The crowd dispersed, filtering back into the building and to evenings interrupted. I sat alone in the chill January air with a dead dog on my lap. I told her she’d be missed, that we were all so sorry, that we tried to get to her. I asked her to say hi to my Simon. And then I started crying for the first time in the whole incident.

After a while animal control showed up. I asked the dog-loving neighbor who’d come out to check on me to get the girl. I couldn’t just hand the dead puppy over without her having her goodbye. The girl came stumbling out, numbly dragging a small carry-on behind her. I gave her the puppy and she petted her ears and head, told her how much she loved her and how sorry she was for her short life.

She looked at the mercifully patient animal control officer. “I can’t,” she squeaked. The dog-loving neighbor stepped in and handed the bundle over to the officer while I hugged the sobbing girl.

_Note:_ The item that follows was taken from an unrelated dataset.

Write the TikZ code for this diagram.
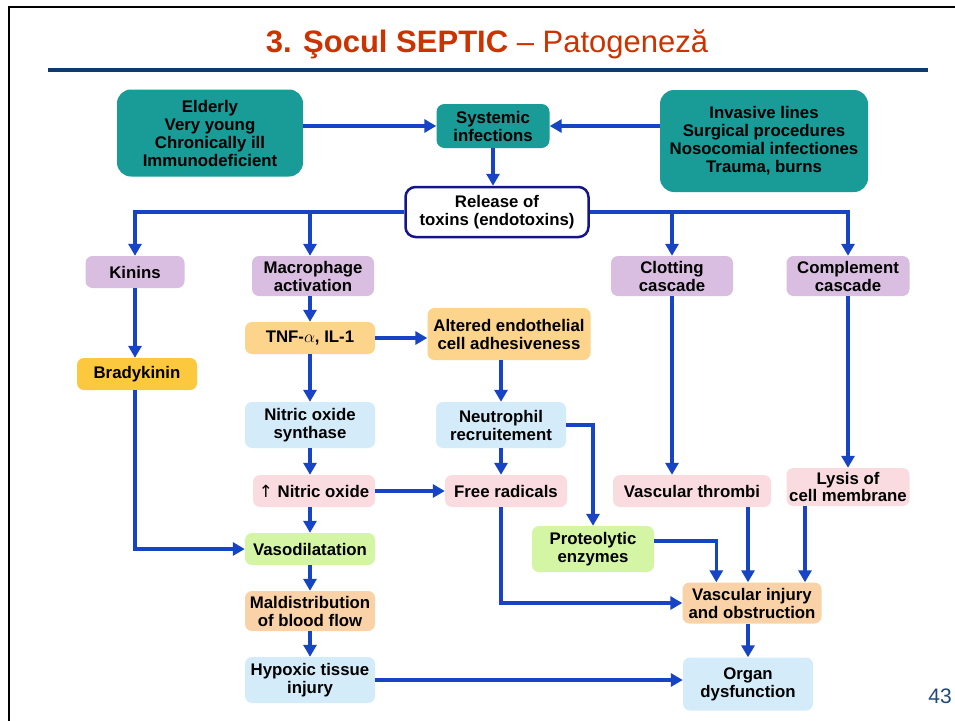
\documentclass[tikz,border=0pt]{standalone}
\usepackage{fontspec}
\setmainfont{Liberation Sans}
\newfontfamily\symfont{DejaVu Sans}
\usetikzlibrary{arrows.meta,calc}
\definecolor{tealc}{RGB}{25,155,152}
\definecolor{arrowc}{RGB}{22,68,196}
\definecolor{relc}{RGB}{20,20,140}
\definecolor{purplec}{RGB}{218,190,226}
\definecolor{orangec}{RGB}{252,212,140}
\definecolor{yellowc}{RGB}{252,200,62}
\definecolor{lbluec}{RGB}{212,236,250}
\definecolor{pinkc}{RGB}{250,220,224}
\definecolor{greenc}{RGB}{212,246,164}
\definecolor{peachc}{RGB}{250,210,168}
\definecolor{titlec}{RGB}{204,51,0}
\definecolor{navyc}{RGB}{16,58,107}
\definecolor{numc}{RGB}{31,73,125}
\begin{document}
\begin{tikzpicture}[x=1pt,y=-1pt,
  box/.style={rounded corners=7pt, inner sep=1pt, align=center, text=black,
    font=\bfseries\fontsize{16.8}{18}\selectfont},
  tealbox/.style={box, fill=tealc, rounded corners=14pt},
  purplebox/.style={box, fill=purplec},
  orangebox/.style={box, fill=orangec},
  yellowbox/.style={box, fill=yellowc},
  lbluebox/.style={box, fill=lbluec},
  pinkbox/.style={box, fill=pinkc},
  greenbox/.style={box, fill=greenc},
  peachbox/.style={box, fill=peachc},
  sz/.style 2 args={minimum width=#1pt, minimum height=#2pt},
  arr/.style={draw=arrowc, line width=3.5pt, -{Triangle[length=12pt,width=13pt]}}
]
\useasboundingbox (0,0) rectangle (955,720);
\fill[white] (0,0) rectangle (955,720);
% frame and rule
\draw[black, line width=2.5pt] (9,721) -- (9,7) -- (956,7);
\draw[navyc, line width=4pt] (48,70) -- (928,70);
% title
\node[anchor=base, text=titlec, font=\fontsize{31}{34}\selectfont, inner sep=0pt] (title) at (487,52)
  {\textbf{3. Şocul SEPTIC} – Patogeneză};
\node[anchor=base, text=numc, font=\fontsize{21}{24}\selectfont, inner sep=0pt] (pnum) at (940,703) {43};

% nodes
\node[tealbox, sz={186}{87}] (eld) at (210,133) {Elderly\\Very young\\Chronically ill\\Immunodeficient};
\node[tealbox, sz={113}{44}, rounded corners=8pt] (sys) at (493,126) {Systemic\\infections};
\node[tealbox, sz={208}{102}] (inv) at (764,141) {Invasive lines\\Surgical procedures\\Nosocomial infectiones\\Trauma, burns};
\node[box, fill=white, draw=relc, line width=2.5pt, rounded corners=10pt, sz={183}{50}] (rel) at (497,212) {Release of\\toxins (endotoxins)};

\node[purplebox, sz={99}{32}] (kin) at (135,272) {Kinins};
\node[purplebox, sz={122}{40}] (mac) at (313,276) {Macrophage\\activation};
\node[purplebox, sz={122}{40}] (clot) at (672,276) {Clotting\\cascade};
\node[purplebox, sz={123}{40}] (comp) at (848,276) {Complement\\cascade};

\node[orangebox, sz={130}{32}] (tnf) at (310,338) {TNF-$\alpha$, IL-1};
\node[orangebox, sz={163}{52}] (alt) at (509,334) {Altered endothelial\\cell adhesiveness};
\node[yellowbox, sz={120}{32}] (brad) at (137,374) {Bradykinin};

\node[lbluebox, sz={130}{46}] (nos) at (310,425) {Nitric oxide\\synthase};
\node[lbluebox, sz={130}{46}] (neu) at (501,425) {Neutrophil\\recruitement};

\node[pinkbox, sz={122}{32}] (no) at (314,491) {{\symfont\mdseries ↑} Nitric oxide};
\node[pinkbox, sz={122}{32}] (frad) at (506,491) {Free radicals};
\node[pinkbox, sz={158}{32}] (vthr) at (692,491) {Vascular thrombi};
\node[pinkbox, sz={123}{38}, font=\bfseries\fontsize{16.8}{17}\selectfont] (lys) at (848,487) {Lysis of\\cell membrane};

\node[greenbox, sz={122}{46}] (prot) at (593,549) {Proteolytic\\enzymes};
\node[greenbox, sz={130}{32}] (vaso) at (310,549) {Vasodilatation};
\node[peachbox, sz={130}{40}] (mald) at (310,611) {Maldistribution\\of blood flow};
\node[peachbox, sz={139}{41}] (vinj) at (752,603) {Vascular injury\\and obstruction};
\node[lbluebox, sz={130}{46}] (hyp) at (310,680) {Hypoxic tissue\\injury};
\node[lbluebox, sz={130}{53}] (org) at (748,684) {Organ\\dysfunction};

\coordinate (lx) at (805,0);

% connectors
\draw[arr] (eld.east |- sys.west) -- (sys.west);
\draw[arr] (inv.west |- sys.east) -- (sys.east);
\draw[arr] (sys.south) -- (sys.south |- rel.north);
\draw[arr] (rel.west) -| (kin.north);
\draw[arr] (rel.west -| tnf) -- (mac.north -| tnf);
\draw[arr] (rel.east) -| (clot.north);
\draw[arr] (rel.east) -| (comp.north);

\draw[arr] (kin.south) -- (kin.south |- brad.north);
\draw[arr] (brad.south -| kin) |- (vaso.west);
\draw[arr] (mac.south -| tnf) -- (tnf.north);
\draw[arr] (tnf.east) -- (tnf.east -| alt.west);
\draw[arr] (tnf.south) -- (nos.north);
\draw[arr] (alt.south -| neu) -- (neu.north);
\draw[arr] (nos.south) -- (nos.south |- no.north);
\draw[arr] (neu.south) -- (neu.south |- frad.north);
\draw[arr] (neu.east) -| (prot.north);
\draw[arr] (no.east) -- (frad.west);
\draw[arr] (no.south -| vaso) -- (vaso.north);
\draw[arr] (vaso.south) -- (mald.north);
\draw[arr] (mald.south) -- (hyp.north);
\draw[arr] (hyp.east) -- (hyp.east -| org.west);
\draw[arr] (clot.south) -- (clot.south |- vthr.north);
\draw[arr] (comp.south) -- (lys.north);
\draw[arr] (frad.south -| neu) |- (vinj.west);
\draw[arr] ([yshift=8pt]prot.east) -| ([xshift=34pt]vinj.north west);
\draw[arr] (vthr.south -| org) -- (vinj.north -| org);
\draw[arr] (lys.south -| lx) -- (vinj.north -| lx);
\draw[arr] (vinj.south -| org) -- (org.north);
\end{tikzpicture}
\end{document}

Her parents arrived to pick her up. I wanted to give her my number in case she needed anything. I watched dumbly as she walked away. I drifted back inside and found my husband on the couch comforting our freaked out cats. We looked at each other confused, relieved, guilty. We had just abandoned everything we said we’d grab in case of fire. We’d left with no money or supplies for survival. We felt we’d failed our fire test.

We heard later that despite their initial scolding from the firemen, my husband and the guy’s actions with their extinguishers probably helped stop the fire from spreading more. I never saw the girl again. Our building smells like smoke and the ground floor is missing its carpet but otherwise it’s as though nothing ever happened.